Questions were raised about the quality and accuracy of advice in the scheme documents, including valuations of key assets.
NZOG is holding its annual meeting in Wellington tomorrow with Ritchie up for re-election to the board.
On Friday Dunphy wrote to NZX chief executive Mark Peterson, saying NZOG was in breach of the stock exchange's corporate governance code, whose policy was to have a majority of independent directors.
In NZOG's case the board mix is five non-independents and two independents. The board composition is a consequence of the company's ownership structure with OG&G a 70 per cent shareholder, something the company explains in its annual report.
In his letter to Peterson obtained by the Herald, Dunphy says it comes as no surprise that the OG&G-controlled board has recommended the re-election of the incumbent independent director as opposed to two other candidates, Brian Roulston and Samantha Sharif, who he describes as qualified independents.
"NZX's policy in relation to independent directors makes perfect sense," Dunphy wrote.
"NZOG's rejection of the policy only makes sense for the majority shareholders.
"Representation of independent directors is being determined by the major shareholder.
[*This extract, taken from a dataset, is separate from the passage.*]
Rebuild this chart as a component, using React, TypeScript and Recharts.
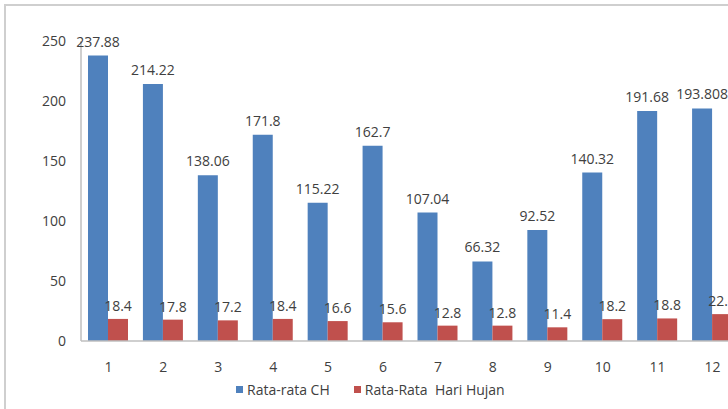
import { BarChart, Bar, XAxis, YAxis, Legend, LabelList } from "recharts";

const months = ["1", "2", "3", "4", "5", "6", "7", "8", "9", "10", "11", "12"];
const rataCH = [237.88, 214.22, 138.06, 171.8, 115.22, 162.7, 107.04, 66.32, 92.52, 140.32, 191.68, 193.808];
const hariHujan = [18.4, 17.8, 17.2, 18.4, 16.6, 15.6, 12.8, 12.8, 11.4, 18.2, 18.8, 22.4];
const yTicks = [0, 50, 100, 150, 200, 250];
const seriesOrder = ["ch", "hh"];

const data = months.map((m, i) => ({ bulan: m, ch: rataCH[i], hh: hariHujan[i] }));

const TEXT = "#404040";
const FONT = "'Open Sans', sans-serif";

function LegendContent({ payload }: any) {
  const items = [...(payload || [])].sort(
    (a: any, b: any) => seriesOrder.indexOf(a.dataKey) - seriesOrder.indexOf(b.dataKey)
  );
  return (
    <div style={{ display: "flex", fontFamily: FONT, fontSize: 14, color: TEXT }}>
      {items.map((p: any, i: number) => (
        <div key={i} style={{ display: "flex", alignItems: "center", marginRight: 24 }}>
          <span style={{ width: 7, height: 7, background: p.color, marginRight: 4, display: "inline-block" }} />
          <span style={{ whiteSpace: "pre" }}>{p.value}</span>
        </div>
      ))}
    </div>
  );
}

export default function App() {
  return (
    <div style={{ position: "fixed", left: 0, top: 0, width: 728, height: 409, overflow: "hidden", background: "#fff" }}>
      <div
        style={{
          position: "absolute",
          left: 4,
          top: 4,
          width: 780,
          height: 500,
          border: "2px solid #cfcfcf",
        }}
      />
      <div style={{ position: "absolute", left: 0, top: 0 }}>
        <BarChart
          width={760}
          height={409}
          data={data}
          margin={{ top: 41, right: 20, left: 21, bottom: 38 }}
          barGap={0}
          style={{ fontFamily: FONT }}
        >
          <XAxis
            dataKey="bulan"
            height={30}
            tickSize={0}
            tickMargin={21}
            axisLine={{ stroke: "#bfbfbf", strokeWidth: 1.5 }}
            tick={{ fill: TEXT, fontSize: 14 }}
          />
          <YAxis
            width={60}
            domain={[0, 250]}
            ticks={yTicks}
            tickSize={0}
            tickMargin={15}
            axisLine={{ stroke: "#bfbfbf", strokeWidth: 1.5 }}
            tick={{ fill: TEXT, fontSize: 14 }}
          />
          <Legend
            layout="horizontal"
            verticalAlign="middle"
            align="center"
            wrapperStyle={{ top: 380, left: 236, width: "auto" }}
            content={<LegendContent />}
          />
          <Bar dataKey="ch" name="Rata-rata CH" fill="#4f81bd" barSize={20} isAnimationActive={false}>
            <LabelList dataKey="ch" position="top" offset={9} fill={TEXT} fontSize={14} />
          </Bar>
          <Bar dataKey="hh" name="Rata-Rata  Hari Hujan" fill="#c0504d" barSize={20} isAnimationActive={false}>
            <LabelList dataKey="hh" position="top" offset={8} fill={TEXT} fontSize={14} />
          </Bar>
        </BarChart>
      </div>
    </div>
  );
}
This is farcical, worse so in the face of shareholder opposition to the two current independents.
"I urge NZX to attend or listen to the AGM on Thursday. A change in policy is required."
In response, Chris Holland, a compliance officer at NZX, said NZOG had not breached any listing rules and the code recommendation is not binding when an issuer has explained the circumstances leading to them not complying with one or more of the code recommendations.
In the absence of an apparent breach under the NZX listing rules the election of particular directors is a general company law concern, and … falls outside NZX's regulatory remit.
"For these reasons, at this stage we have no plans to attend the NZO AGM".
In a follow-up letter, Dunphy said that approach was asinine.
"NZOG, presumably reflecting the wishes of OG&G, says the board structure is a consequence of the company's ownership structure and this is regarded as an adequate response? You have to be kidding."
He then made the following points:
• The major shareholder has attempted to buy out the minority shareholders cheaply;
• The structure OG&G chose was a scheme presumably to circumvent the issues around acquiring 90 per cent of the shares;
• A scheme can only proceed with the approval of the independent directors;
• The shareholders overwhelmingly disagreed with the recommendation of the independent directors;
• The majority directors (OG&G appointees) want to keep the failing independent directors on the board;
• The minority shareholders appear to think this is against their best interests; and
• There are better independent director candidates
"There are now diametrically opposed interests of the major and minority shareholders," Dunphy wrote. "One wants to buy, the others don't want to sell."
"Minority shareholder rights are being obliterated. Please send someone to the NZOG AGM."
Dunphy later said he has been invited to attend the annual meeting and he intends making a presentation himself.
At an earlier meeting held for shareholders to vote on the takeover offer, Archer said she and Ritchie recommended the offer because they did not see another pathway offering a comparable chance of achieving a similar return.
"We truly believe that this company is at a crossroads," Archer said.
The AGM will be held at Te Wharewaka Function Centre in Wellington at 2pm tomorrow.